I keep coming back to those last two words of our Gospel reading, which equally are the last two words Mark has Jesus saying to the disciples before the Passion, and which our lectionary takes – these final words – and makes the first words of the new church year; Keep awake.

 

These are interesting and significant words. In this one Gospel reading alone we find three different Greek terms translated in three different ways all saying similar but importantly different things; loleps, beware, agrypreo, keep alert, gregoreo, keep awake. All of these are in the present imperative – I hope all you teachers are impressed – that is, they imply an immediate and continual action, not an attitude or a state of mind, but an action. Keep awake, stay alert. I’m reminded of that television ad with the family in the car and Dad starting to fall asleep at the wheel and the little girl in the back saying, ‘daddy!’ Keep awake, don’t fall asleep, don’t stop driving!

 

But what if you’ve been driving for a long time? What if it’s been two thousand years, and there’s no sign of the end of the road yet?

 

Keep awake, stay alert, even when it feels like you’ve been driving forever and getting nowhere, stay focused, even when it’s only the beginning of the journey and the road stretches way into the distance, don’t lose sight of where you need to go.

 

Keep awake.

 

Keep awake as we begin another Advent and face the year ahead. Keep awake as we begin to live towards making our vision a reality.

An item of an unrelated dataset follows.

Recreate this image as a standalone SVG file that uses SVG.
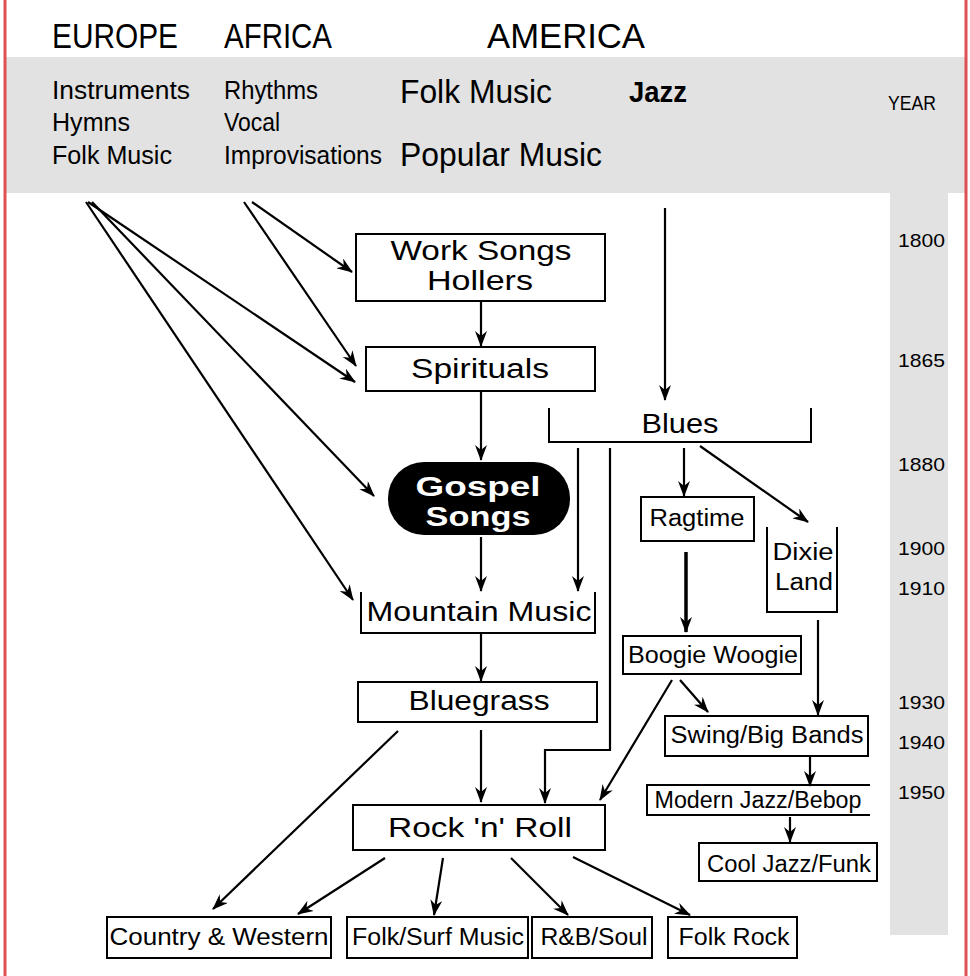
<svg xmlns="http://www.w3.org/2000/svg" width="970" height="976" viewBox="0 0 970 976">
<defs>
<marker id="ah" markerWidth="16" markerHeight="12" refX="15" refY="6" orient="auto" markerUnits="userSpaceOnUse">
<path d="M0,0 L16,6 L0,12 L5,6 z" fill="#000"/>
</marker>
<style>
text{font-family:"Liberation Sans",Arial,sans-serif;fill:#000}
.hd{font-size:35px}
.sm{font-size:26px}
.md{font-size:33px}
.yr{font-size:19px}
.n{font-size:27px;text-anchor:middle}
.s{font-size:23px;text-anchor:middle}
.box{fill:#fff;stroke:#000;stroke-width:2}
.open{fill:none;stroke:#000;stroke-width:2}
.a{fill:none;stroke:#000;stroke-width:2.2;marker-end:url(#ah)}
</style>
</defs>
<rect x="0" y="0" width="970" height="976" fill="#fff"/>
<rect x="6" y="57" width="959" height="136" fill="#e2e2e2"/>
<rect x="890" y="193" width="58" height="742" fill="#e2e2e2"/>
<line x1="5" y1="0" x2="5" y2="976" stroke="#e05050" stroke-width="3"/>
<line x1="966" y1="0" x2="966" y2="976" stroke="#e05050" stroke-width="3"/>

<g id="header">
<text class="hd" x="52" y="48" textLength="126" lengthAdjust="spacingAndGlyphs">EUROPE</text>
<text class="hd" x="224" y="48" textLength="108" lengthAdjust="spacingAndGlyphs">AFRICA</text>
<text class="hd" x="487" y="48" textLength="158" lengthAdjust="spacingAndGlyphs">AMERICA</text>
<text class="sm" x="52" y="99" textLength="138" lengthAdjust="spacingAndGlyphs">Instruments</text>
<text class="sm" x="52" y="131" textLength="78" lengthAdjust="spacingAndGlyphs">Hymns</text>
<text class="sm" x="52" y="164" textLength="120" lengthAdjust="spacingAndGlyphs">Folk Music</text>
<text class="sm" x="224" y="99" textLength="94" lengthAdjust="spacingAndGlyphs">Rhythms</text>
<text class="sm" x="224" y="131" textLength="56" lengthAdjust="spacingAndGlyphs">Vocal</text>
<text class="sm" x="224" y="164" textLength="158" lengthAdjust="spacingAndGlyphs">Improvisations</text>
<text class="md" x="400" y="103" textLength="152" lengthAdjust="spacingAndGlyphs">Folk Music</text>
<text class="md" x="400" y="166" textLength="202" lengthAdjust="spacingAndGlyphs">Popular Music</text>
<text x="629" y="102" font-size="30" font-weight="bold" textLength="58" lengthAdjust="spacingAndGlyphs">Jazz</text>
<text x="888" y="110" font-size="21" textLength="48" lengthAdjust="spacingAndGlyphs">YEAR</text>
</g>

<g id="years">
<text class="yr" x="898" y="247" textLength="47" lengthAdjust="spacingAndGlyphs">1800</text>
<text class="yr" x="898" y="367" textLength="47" lengthAdjust="spacingAndGlyphs">1865</text>
<text class="yr" x="898" y="471" textLength="47" lengthAdjust="spacingAndGlyphs">1880</text>
<text class="yr" x="898" y="555" textLength="47" lengthAdjust="spacingAndGlyphs">1900</text>
<text class="yr" x="898" y="595" textLength="47" lengthAdjust="spacingAndGlyphs">1910</text>
<text class="yr" x="898" y="709" textLength="47" lengthAdjust="spacingAndGlyphs">1930</text>
<text class="yr" x="898" y="749" textLength="47" lengthAdjust="spacingAndGlyphs">1940</text>
<text class="yr" x="898" y="799" textLength="47" lengthAdjust="spacingAndGlyphs">1950</text>
</g>

<g id="connectors">
<line class="a" x1="88" y1="202" x2="355" y2="382"/>
<line class="a" x1="92" y1="202" x2="374" y2="496"/>
<line class="a" x1="86" y1="202" x2="353" y2="600"/>
<line class="a" x1="252" y1="202" x2="352" y2="272"/>
<line class="a" x1="244" y1="202" x2="356" y2="366"/>
<line class="a" x1="665" y1="208" x2="665" y2="400"/>
<line class="a" x1="481" y1="302" x2="481" y2="346"/>
<line class="a" x1="481" y1="392" x2="481" y2="460"/>
<line class="a" x1="481" y1="537" x2="481" y2="591"/>
<line class="a" x1="578" y1="448" x2="578" y2="591"/>
<polyline class="a" points="610,448 610,750 545,750 545,803"/>
<line class="a" x1="481" y1="634" x2="481" y2="681"/>
<line class="a" x1="481" y1="730" x2="481" y2="802"/>
<line class="a" x1="684" y1="448" x2="684" y2="496"/>
<line class="a" x1="700" y1="446" x2="808" y2="522"/>
<line x1="686" y1="552" x2="686" y2="632" stroke="#000" stroke-width="3.5" marker-end="url(#ah)"/>
<line class="a" x1="818" y1="620" x2="818" y2="715"/>
<line class="a" x1="680" y1="680" x2="708" y2="712"/>
<line class="a" x1="672" y1="680" x2="600" y2="800"/>
<line class="a" x1="810" y1="757" x2="810" y2="786"/>
<line class="a" x1="790" y1="817" x2="790" y2="842"/>
<line class="a" x1="398" y1="731" x2="213" y2="909"/>
<line class="a" x1="385" y1="858" x2="298" y2="914"/>
<line class="a" x1="443" y1="858" x2="434" y2="915"/>
<line class="a" x1="511" y1="858" x2="568" y2="915"/>
<line class="a" x1="573" y1="857" x2="690" y2="915"/>
</g>

<g id="work-songs">
<rect class="box" x="356" y="234" width="249" height="67"/>
<text class="n" x="481" y="260" textLength="181" lengthAdjust="spacingAndGlyphs">Work Songs</text>
<text class="n" x="480" y="290" textLength="106" lengthAdjust="spacingAndGlyphs">Hollers</text>
</g>
<g id="spirituals">
<rect class="box" x="366" y="347" width="229" height="44"/>
<text class="n" x="480" y="378" textLength="138" lengthAdjust="spacingAndGlyphs">Spirituals</text>
</g>
<g id="blues">
<polyline class="open" points="549,408 549,442 811,442 811,408"/>
<text class="n" x="680" y="433" textLength="77" lengthAdjust="spacingAndGlyphs">Blues</text>
</g>
<g id="gospel">
<rect x="388" y="462" width="182" height="73" rx="36" ry="36" fill="#000"/>
<text class="n" x="478" y="496" font-weight="bold" style="fill:#fff" textLength="125" lengthAdjust="spacingAndGlyphs">Gospel</text>
<text class="n" x="478" y="526" font-weight="bold" style="fill:#fff" textLength="105" lengthAdjust="spacingAndGlyphs">Songs</text>
</g>
<g id="ragtime">
<rect class="box" x="641" y="497" width="113" height="44"/>
<text class="s" x="697" y="526" textLength="95" lengthAdjust="spacingAndGlyphs">Ragtime</text>
</g>
<g id="dixieland">
<polyline class="open" points="767,527 767,612 837,612 837,527"/>
<text class="s" x="803" y="560" textLength="61" lengthAdjust="spacingAndGlyphs">Dixie</text>
<text class="s" x="804" y="590" textLength="58" lengthAdjust="spacingAndGlyphs">Land</text>
</g>
<g id="mountain-music">
<polyline class="open" points="361,592 361,633 595,633 595,592"/>
<text class="n" x="479" y="621" textLength="225" lengthAdjust="spacingAndGlyphs">Mountain Music</text>
</g>
<g id="boogie-woogie">
<rect class="box" x="623" y="636" width="178" height="38"/>
<text class="s" x="713" y="663" textLength="170" lengthAdjust="spacingAndGlyphs">Boogie Woogie</text>
</g>
<g id="bluegrass">
<rect class="box" x="358" y="682" width="239" height="40"/>
<text class="n" x="479" y="710" textLength="141" lengthAdjust="spacingAndGlyphs">Bluegrass</text>
</g>
<g id="swing">
<rect class="box" x="665" y="716" width="203" height="40"/>
<text class="s" x="767" y="743" textLength="193" lengthAdjust="spacingAndGlyphs">Swing/Big Bands</text>
</g>
<g id="modern-jazz">
<polyline class="open" points="870,785 647,785 647,815 870,815"/>
<text class="s" x="758" y="808" textLength="207" lengthAdjust="spacingAndGlyphs">Modern Jazz/Bebop</text>
</g>
<g id="cool-jazz">
<rect class="box" x="699" y="843" width="178" height="38"/>
<text class="s" x="789" y="872" textLength="164" lengthAdjust="spacingAndGlyphs">Cool Jazz/Funk</text>
</g>
<g id="rock-n-roll">
<rect class="box" x="353" y="805" width="252" height="45"/>
<text class="n" x="480" y="837" textLength="184" lengthAdjust="spacingAndGlyphs">Rock 'n' Roll</text>
</g>
<g id="country-western">
<rect class="box" x="107" y="917" width="224" height="41"/>
<text class="s" x="219" y="945" textLength="219" lengthAdjust="spacingAndGlyphs">Country &amp; Western</text>
</g>
<g id="folk-surf">
<rect class="box" x="347" y="917" width="181" height="41"/>
<text class="s" x="438" y="945" textLength="172" lengthAdjust="spacingAndGlyphs">Folk/Surf Music</text>
</g>
<g id="rb-soul">
<rect class="box" x="532" y="917" width="120" height="41"/>
<text class="s" x="594" y="945" textLength="107" lengthAdjust="spacingAndGlyphs">R&amp;B/Soul</text>
</g>
<g id="folk-rock">
<rect class="box" x="668" y="917" width="129" height="41"/>
<text class="s" x="734" y="945" textLength="111" lengthAdjust="spacingAndGlyphs">Folk Rock</text>
</g>
</svg>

Keep awake even when it seems like an impossible task, because we know God has always specialised in calling inadequate people to do impossible tasks.

 

Keep awake.

 

We will try, we will fail, we will try again and fail again and try over and over and over again, and every time we fail we begin again, just as every Advent we begin the rhythm of the church year again and again, because ultimately, as every Advent reminds us, we are all, now and always, beginners. May God be with us in our beginnings. Amen.